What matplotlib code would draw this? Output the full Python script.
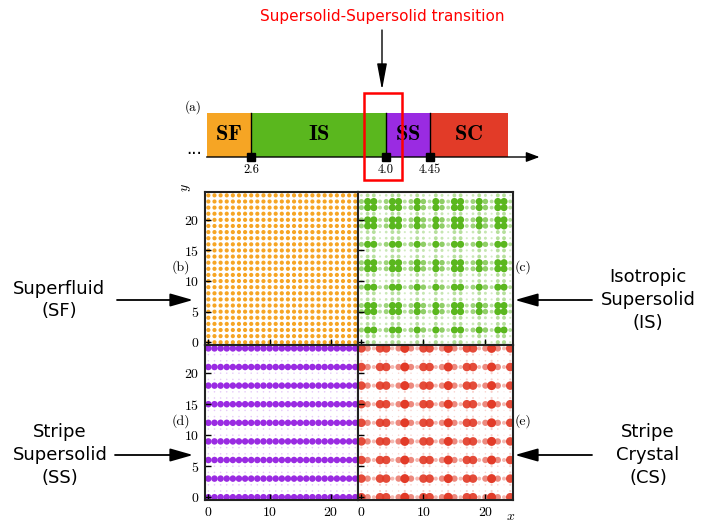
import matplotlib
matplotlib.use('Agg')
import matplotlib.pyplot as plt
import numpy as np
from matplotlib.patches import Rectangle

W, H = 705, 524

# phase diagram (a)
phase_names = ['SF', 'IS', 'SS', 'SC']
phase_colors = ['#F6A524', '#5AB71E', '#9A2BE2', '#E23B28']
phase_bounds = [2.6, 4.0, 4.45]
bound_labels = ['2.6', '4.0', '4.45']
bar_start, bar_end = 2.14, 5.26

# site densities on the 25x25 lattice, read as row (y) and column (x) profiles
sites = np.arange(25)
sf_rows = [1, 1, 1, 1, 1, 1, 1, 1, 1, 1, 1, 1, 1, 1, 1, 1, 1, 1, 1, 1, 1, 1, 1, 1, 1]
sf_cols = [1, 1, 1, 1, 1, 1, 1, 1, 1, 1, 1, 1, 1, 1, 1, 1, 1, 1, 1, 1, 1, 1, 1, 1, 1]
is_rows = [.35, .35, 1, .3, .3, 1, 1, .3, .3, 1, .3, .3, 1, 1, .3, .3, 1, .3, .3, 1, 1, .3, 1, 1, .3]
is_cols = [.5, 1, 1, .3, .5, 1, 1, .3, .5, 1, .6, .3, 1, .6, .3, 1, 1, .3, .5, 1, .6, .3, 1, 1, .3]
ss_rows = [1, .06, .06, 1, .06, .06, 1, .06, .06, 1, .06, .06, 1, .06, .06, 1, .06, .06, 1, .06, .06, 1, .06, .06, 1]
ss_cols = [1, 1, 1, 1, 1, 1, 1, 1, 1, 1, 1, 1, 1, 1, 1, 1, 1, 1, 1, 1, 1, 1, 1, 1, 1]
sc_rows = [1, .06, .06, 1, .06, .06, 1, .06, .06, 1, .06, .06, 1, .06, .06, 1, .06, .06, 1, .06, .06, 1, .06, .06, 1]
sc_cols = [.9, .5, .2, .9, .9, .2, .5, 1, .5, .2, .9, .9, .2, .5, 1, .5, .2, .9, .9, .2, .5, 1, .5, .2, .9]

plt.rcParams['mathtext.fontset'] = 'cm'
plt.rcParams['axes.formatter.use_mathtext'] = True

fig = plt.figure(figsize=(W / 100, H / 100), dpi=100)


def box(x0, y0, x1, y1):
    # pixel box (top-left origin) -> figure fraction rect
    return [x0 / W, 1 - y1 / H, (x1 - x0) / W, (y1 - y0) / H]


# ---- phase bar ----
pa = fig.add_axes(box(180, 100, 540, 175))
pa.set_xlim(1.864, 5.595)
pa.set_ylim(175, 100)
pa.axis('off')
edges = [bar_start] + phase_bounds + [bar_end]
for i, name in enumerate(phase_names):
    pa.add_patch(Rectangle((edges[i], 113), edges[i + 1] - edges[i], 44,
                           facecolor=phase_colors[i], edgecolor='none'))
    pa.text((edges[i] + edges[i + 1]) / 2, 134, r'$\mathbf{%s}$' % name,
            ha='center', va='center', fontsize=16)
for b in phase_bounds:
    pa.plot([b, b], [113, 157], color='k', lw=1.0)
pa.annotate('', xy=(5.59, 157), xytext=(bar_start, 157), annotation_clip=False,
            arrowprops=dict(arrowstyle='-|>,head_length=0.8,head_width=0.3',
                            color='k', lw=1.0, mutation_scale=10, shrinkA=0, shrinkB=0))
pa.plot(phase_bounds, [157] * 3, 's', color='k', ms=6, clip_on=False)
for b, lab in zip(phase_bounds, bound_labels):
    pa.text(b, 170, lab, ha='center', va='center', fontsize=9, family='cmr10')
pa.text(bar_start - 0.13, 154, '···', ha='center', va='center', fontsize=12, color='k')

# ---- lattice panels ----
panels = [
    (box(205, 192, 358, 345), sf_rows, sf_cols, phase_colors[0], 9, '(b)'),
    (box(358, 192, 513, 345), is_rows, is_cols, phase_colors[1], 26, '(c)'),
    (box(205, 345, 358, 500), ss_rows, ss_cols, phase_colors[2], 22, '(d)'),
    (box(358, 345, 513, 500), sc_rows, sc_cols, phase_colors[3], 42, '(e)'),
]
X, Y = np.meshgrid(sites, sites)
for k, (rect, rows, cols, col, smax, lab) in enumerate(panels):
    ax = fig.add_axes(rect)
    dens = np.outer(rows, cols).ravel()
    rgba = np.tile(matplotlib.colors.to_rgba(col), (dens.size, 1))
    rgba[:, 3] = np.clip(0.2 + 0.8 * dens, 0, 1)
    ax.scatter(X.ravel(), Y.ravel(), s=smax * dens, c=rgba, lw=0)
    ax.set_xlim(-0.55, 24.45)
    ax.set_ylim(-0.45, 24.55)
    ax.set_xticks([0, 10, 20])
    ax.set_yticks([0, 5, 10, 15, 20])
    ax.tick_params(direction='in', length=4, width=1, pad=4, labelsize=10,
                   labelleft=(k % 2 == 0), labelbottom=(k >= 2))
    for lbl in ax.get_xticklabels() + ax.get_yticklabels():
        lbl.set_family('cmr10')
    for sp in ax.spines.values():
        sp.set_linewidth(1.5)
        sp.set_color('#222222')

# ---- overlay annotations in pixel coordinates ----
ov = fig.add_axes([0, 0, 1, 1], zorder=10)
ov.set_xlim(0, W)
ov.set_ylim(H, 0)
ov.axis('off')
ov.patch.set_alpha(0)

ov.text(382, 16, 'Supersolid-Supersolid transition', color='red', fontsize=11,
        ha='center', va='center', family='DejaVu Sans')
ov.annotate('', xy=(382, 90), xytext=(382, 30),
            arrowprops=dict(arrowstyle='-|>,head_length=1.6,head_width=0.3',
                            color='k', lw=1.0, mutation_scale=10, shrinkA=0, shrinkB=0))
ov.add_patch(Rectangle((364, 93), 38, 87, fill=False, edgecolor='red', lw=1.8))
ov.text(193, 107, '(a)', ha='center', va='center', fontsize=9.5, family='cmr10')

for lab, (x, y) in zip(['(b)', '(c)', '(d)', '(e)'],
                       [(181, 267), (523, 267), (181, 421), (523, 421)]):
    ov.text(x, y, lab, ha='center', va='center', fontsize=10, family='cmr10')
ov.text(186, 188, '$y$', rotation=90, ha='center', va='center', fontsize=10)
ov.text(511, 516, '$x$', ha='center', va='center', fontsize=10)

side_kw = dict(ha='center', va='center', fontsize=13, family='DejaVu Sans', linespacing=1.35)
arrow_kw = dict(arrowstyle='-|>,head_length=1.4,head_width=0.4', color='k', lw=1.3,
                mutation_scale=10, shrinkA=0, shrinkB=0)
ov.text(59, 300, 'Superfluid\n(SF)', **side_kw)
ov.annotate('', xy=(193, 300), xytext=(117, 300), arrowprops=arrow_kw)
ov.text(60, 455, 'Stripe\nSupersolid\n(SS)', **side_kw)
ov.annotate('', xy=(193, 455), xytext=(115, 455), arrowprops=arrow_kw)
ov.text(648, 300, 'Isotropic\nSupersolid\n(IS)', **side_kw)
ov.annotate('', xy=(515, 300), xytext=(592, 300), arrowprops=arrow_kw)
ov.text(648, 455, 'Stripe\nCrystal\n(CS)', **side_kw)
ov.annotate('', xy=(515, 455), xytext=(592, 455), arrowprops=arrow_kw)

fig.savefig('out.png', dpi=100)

• Aim
From the first line above through the line containing "W, H = 705, 524", copy everything exactly, without the pictures.

• Task answer
What matplotlib code would draw this? Output the full Python script.
import matplotlib
matplotlib.use('Agg')
import matplotlib.pyplot as plt
import numpy as np
from matplotlib.patches import Rectangle

W, H = 705, 524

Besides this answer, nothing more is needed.